Truly one of the world’s great urban centers, this tough-minded yet ebullient Caribbean metropolis is a riotous mélange of noble monuments and hip-gyrating music that has few cultural equals.
Yet, scarred by its past and flummoxed by one of the worst economic fallouts of modern times, Havana is no Paris. Here, at the proverbial heart of Cuba’s great paradox, seductive beauty sidles up to spectacular decay, as life carries on precariously and capriciously, but always passionately.
If you’re visiting for the first time, here are some Habanero highlights to get you started from the place that brought you salsa, the daquiri and Buena Vista Social Club.
Meet the locals
The Habaneros are great fun. Forget any preconceptions you might have of life under a totalitarian government – Habaneros carry on regardless, with an almost bloody-minded determination to be as happy and unfazed by the problems of everyday life as possible.
Knocking back an ice-cold mojito (a cocktail made of rum, lime, sugar, mint and soda water) at almost any bar in the old town, as locals stare down at you from their dilapidated balconies (a hobby among Habaneros, particularly the elderly).

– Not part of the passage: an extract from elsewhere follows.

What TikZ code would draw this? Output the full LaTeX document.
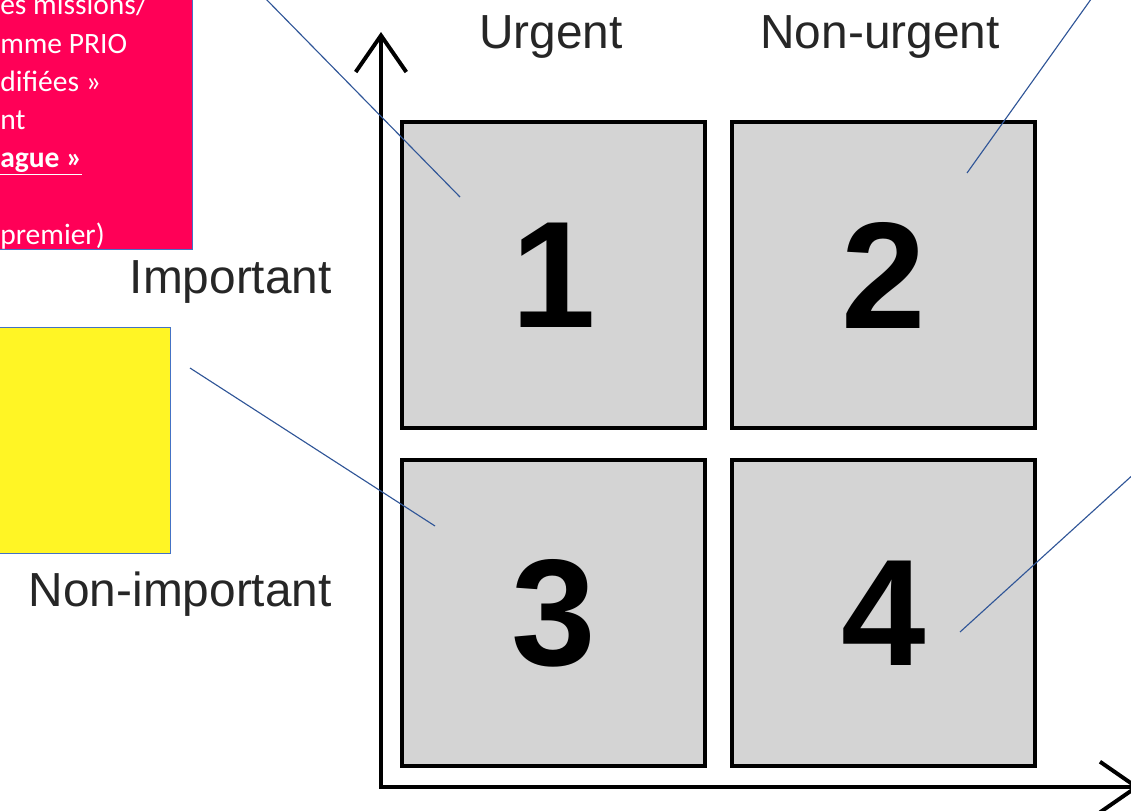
\documentclass[tikz,border=0pt]{standalone}
\usepackage{fontspec}
\setmainfont{Liberation Sans}
\newfontfamily\calibri{Carlito}
\usepackage{tikz}
\usetikzlibrary{arrows.meta,
                    positioning}
\definecolor{rosevif}{RGB}{255,0,87}
\definecolor{jaunevif}{RGB}{255,245,37}
\definecolor{bordbleu}{RGB}{68,114,196}
\definecolor{lienbleu}{RGB}{47,85,151}
\definecolor{gris}{RGB}{212,212,212}

\begin{document}
\begin{tikzpicture}[
            x=0.025cm, y=-0.025cm,
            quad/.style={
              draw=black,
              fill=gris,
              line width=2.8pt,
              minimum width=7.58cm,
              minimum height=7.65cm,
              inner sep=0pt,
              font=\fontsize{108}{108}\selectfont\bfseries
            },
            lbl/.style={
              inner sep=0pt,
              text=black!85,
              font=\fontsize{34}{40}\selectfont
            },
            boite/.style={
              draw=bordbleu,
              line width=0.6pt,
              inner sep=0pt
            },
            axe/.style={
              line width=2.8pt,
              >={Straight Barb[length=26pt,width=36pt]},
              <->
            },
            lien/.style={
              draw=lienbleu,
              line width=0.8pt
            }
            ]
            \useasboundingbox (0,0) rectangle (1131,810);
            \clip (0,0) rectangle (1131,810);

            % callout boxes
            \node[boite,fill=rosevif,anchor=south east,minimum width=5cm,minimum height=6.5cm] 
              (rose) at (193,250) {};
            \node[anchor=north west,inner sep=0pt,align=left,text=white,
                  font=\calibri\fontsize{21}{27.2}\selectfont] 
              (txt) at (0,-6) {es missions/\\mme PRIO\\difiées »\\nt\\
                               \textbf{\underline{ague »}}\\ ~ \\premier)};
            \node[boite,fill=jaunevif,anchor=north east,minimum width=4.5cm,minimum height=5.65cm] 
              (jaune) at (171,327) {};

            % matrix
            \node[quad] at (553.5,275) (q1) {1};
            \node[quad,right=0.575cm of q1] (q2) {2};
            \node[quad,below=0.7cm of q1] (q3) {3};
            \node[quad,right=0.575cm of q3] (q4) {4};

            % axes
            \coordinate (ytop) at (381,32);
            \coordinate (orig) at (381,787);
            \coordinate (xend) at (1140,787);
            \draw[axe] (ytop) -- (orig) -- (xend);

            \node[lbl,anchor=base] at (551,48) (urg) {Urgent};
            \node[lbl,anchor=base] at (880,48) (nurg) {Non-urgent};
            \node[lbl,anchor=base east] at (332,293) (imp) {Important};
            \node[lbl,anchor=base east] at (332,606) (nimp) {Non-important};

            % connectors
            \coordinate (f1) at (262,-5);
            \coordinate (p1) at (460,197);
            \coordinate (f2) at (1094,-5);
            \coordinate (p2) at (967,173);
            \coordinate (f3) at (190,368);
            \coordinate (p3) at (435,526);
            \coordinate (f4) at (1136,472);
            \coordinate (p4) at (960,632);
            \foreach \i in {1,...,4}
              \draw[lien] (f\i) -- (p\i);
        \end{tikzpicture}
\end{document}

La Habana Vieja – the best-preserved colonial Spanish complex in the Americas – is a joy to walk round. True, much of it has been sanitised far more than is proper, but stray into the backstreets from the revamped roads and you’ll be mesmerised by the sultry Caribbean charm of Havana once more.
Make sure you tick all of these boxes!
See the Capitolio Nacional, former seat of the Cuban government and one of the highlights of Havana’s rich architectural heritage.
Eat ice cream at the famous Coppelia Ice Cream parlour for the true Habanero experience.
Drink plenty of delicious mojitos and Cuba Libre cocktails at the fabulous neoclassical Inglaterra Hotel in Parque Central.
Do not forget that there’s more to Havana than the old town – explore the further-flung parts and don’t miss the Playas del Este.
Watch the monthly display of hundreds of singers and musicians performing in Plaza de la Catedral.
Buy from an endless array of books and posters from the unofficial stands on Plaza Vieja.
After dark head to one of Cuba’s famous nightspots or cabaret clubs in La Habana Vieja.